## DO THIS
Extract only the first line of the listing and every line after it up to and including the one with "myChart = echarts.init(document.getElementById('container'));". Omit the pictures.

.....

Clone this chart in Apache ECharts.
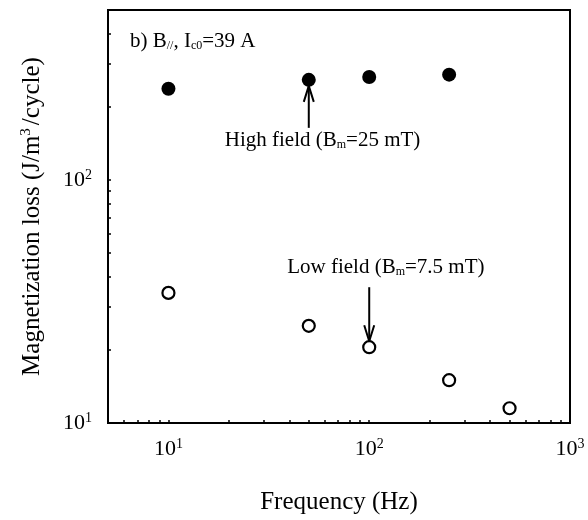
<!DOCTYPE html>
<html>
<head>
<meta charset="utf-8">
<script src="https://cdn.jsdelivr.net/npm/echarts@6/dist/echarts.min.js"></script>
<style>
  html, body { margin: 0; padding: 0; background: #fff; }
  #container { width: 588px; height: 520px; }
</style>
</head>
<body>
<div id="container"></div>
<script>
var freqHigh = [10, 50, 100, 250];
var lossHigh = [237, 258, 265, 271];
var freqLow = [10, 50, 100, 250, 500];
var lossLow = [34.3, 25.1, 20.5, 15.0, 11.5];

var xTickLabels = [10, 100, 1000];
var yTickLabels = [10, 100];
var xMinorTicks = [6, 7, 8, 9, 10, 20, 30, 40, 50, 60, 70, 80, 90, 100, 200, 300, 400, 500, 600, 700, 800, 900];
var yMinorTicks = [20, 30, 40, 50, 60, 70, 80, 90, 100, 200, 300, 400];

var font = 'Liberation Serif';

function powLabel(v) {
    var e = Math.round(Math.log10(v));
    return '{b|10}{e|' + e + '}';
}
var powRich = {
    b: { fontFamily: font, fontSize: 22, color: '#000' },
    e: { fontFamily: font, fontSize: 14, color: '#000', verticalAlign: 'top', padding: [0, 0, 10, 0] }
};

function pairs(xs, ys) {
    return xs.map(function (x, i) { return [x, ys[i]]; });
}

var myChart = echarts.init(document.getElementById('container'));

var option = {
    backgroundColor: '#fff',
    animation: false,
    grid: { left: 108, right: 18, top: 10, bottom: 97, show: true, borderColor: '#000', borderWidth: 2 },
    xAxis: {
        type: 'log',
        min: 5,
        max: 1000,
        name: 'Frequency (Hz)',
        nameLocation: 'middle',
        nameGap: 67,
        nameTextStyle: { fontFamily: font, fontSize: 25, color: '#000' },
        axisLine: { lineStyle: { color: '#000', width: 2 } },
        axisTick: { show: true, inside: true, length: 3, customValues: xMinorTicks, lineStyle: { color: '#000', width: 1.5 } },
        axisLabel: { customValues: xTickLabels, formatter: powLabel, rich: powRich, margin: 14 },
        splitLine: { show: false }
    },
    yAxis: {
        type: 'log',
        min: 10,
        max: 500,
        name: '{a|Magnetization loss (J/m}{s|3}{a|/cycle)}',
        nameLocation: 'middle',
        nameGap: 62,
        nameTextStyle: {
            fontFamily: font, fontSize: 25, color: '#000',
            rich: {
                a: { fontFamily: font, fontSize: 25, color: '#000' },
                s: { fontFamily: font, fontSize: 15, color: '#000', verticalAlign: 'top', padding: [0, 3, 12, 0] }
            }
        },
        axisLine: { lineStyle: { color: '#000', width: 2 } },
        axisTick: { show: true, inside: true, length: 3, customValues: yMinorTicks, lineStyle: { color: '#000', width: 1.5 } },
        axisLabel: { customValues: yTickLabels, formatter: powLabel, rich: powRich, margin: 16 },
        splitLine: { show: false }
    },
    series: [
        {
            name: 'High field',
            type: 'scatter',
            symbol: 'circle',
            symbolSize: 14,
            itemStyle: { color: '#000', opacity: 1 },
            data: pairs(freqHigh, lossHigh)
        },
        {
            name: 'Low field',
            type: 'scatter',
            symbol: 'circle',
            symbolSize: 12,
            itemStyle: { color: '#fff', borderColor: '#000', borderWidth: 2.2, opacity: 1 },
            data: pairs(freqLow, lossLow)
        }
    ]
};
myChart.setOption(option);

// annotations placed relative to the data points
var hi = myChart.convertToPixel({ gridIndex: 0 }, [freqHigh[1], lossHigh[1]]);
var lo = myChart.convertToPixel({ gridIndex: 0 }, [freqLow[2], lossLow[2]]);
var textRich = {
    a: { fontFamily: font, fontSize: 21, color: '#000' },
    s: { fontFamily: font, fontSize: 12, color: '#000', verticalAlign: 'bottom', padding: [9, 0, 0, 0] }
};

function arrow(x, y1, y2) {
    var d = y2 > y1 ? -1 : 1;
    return [
        { type: 'line', shape: { x1: x, y1: y1, x2: x, y2: y2 }, style: { stroke: '#000', lineWidth: 2 } },
        { type: 'polyline', shape: { points: [[x - 5, y2 + d * 16], [x, y2], [x + 5, y2 + d * 16]] }, style: { stroke: '#000', lineWidth: 2, fill: null } }
    ];
}

myChart.setOption({
    graphic: [
        {
            type: 'text', left: 130, top: 31,
            style: {
                text: '{a|b) B}{s|//}{a|, I}{s|c0}{a|=39 A}',
                rich: textRich
            }
        },
        {
            type: 'text', x: hi[0] - 84, y: hi[1] + 50,
            style: { text: '{a|High field (B}{s|m}{a|=25 mT)}', rich: textRich }
        },
        {
            type: 'text', x: lo[0] - 82, y: lo[1] - 90,
            style: { text: '{a|Low field (B}{s|m}{a|=7.5 mT)}', rich: textRich }
        }
    ].concat(arrow(hi[0], hi[1] + 48, hi[1] + 6)).concat(arrow(lo[0], lo[1] - 60, lo[1] - 6))
});
</script>
</body>
</html>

.....

## THE SOLUTION
Clone this chart in Apache ECharts.
<!DOCTYPE html>
<html>
<head>
<meta charset="utf-8">
<script src="https://cdn.jsdelivr.net/npm/echarts@6/dist/echarts.min.js"></script>
<style>
  html, body { margin: 0; padding: 0; background: #fff; }
  #container { width: 588px; height: 520px; }
</style>
</head>
<body>
<div id="container"></div>
<script>
var freqHigh = [10, 50, 100, 250];
var lossHigh = [237, 258, 265, 271];
var freqLow = [10, 50, 100, 250, 500];
var lossLow = [34.3, 25.1, 20.5, 15.0, 11.5];

var xTickLabels = [10, 100, 1000];
var yTickLabels = [10, 100];
var xMinorTicks = [6, 7, 8, 9, 10, 20, 30, 40, 50, 60, 70, 80, 90, 100, 200, 300, 400, 500, 600, 700, 800, 900];
var yMinorTicks = [20, 30, 40, 50, 60, 70, 80, 90, 100, 200, 300, 400];

var font = 'Liberation Serif';

function powLabel(v) {
    var e = Math.round(Math.log10(v));
    return '{b|10}{e|' + e + '}';
}
var powRich = {
    b: { fontFamily: font, fontSize: 22, color: '#000' },
    e: { fontFamily: font, fontSize: 14, color: '#000', verticalAlign: 'top', padding: [0, 0, 10, 0] }
};

function pairs(xs, ys) {
    return xs.map(function (x, i) { return [x, ys[i]]; });
}

var myChart = echarts.init(document.getElementById('container'));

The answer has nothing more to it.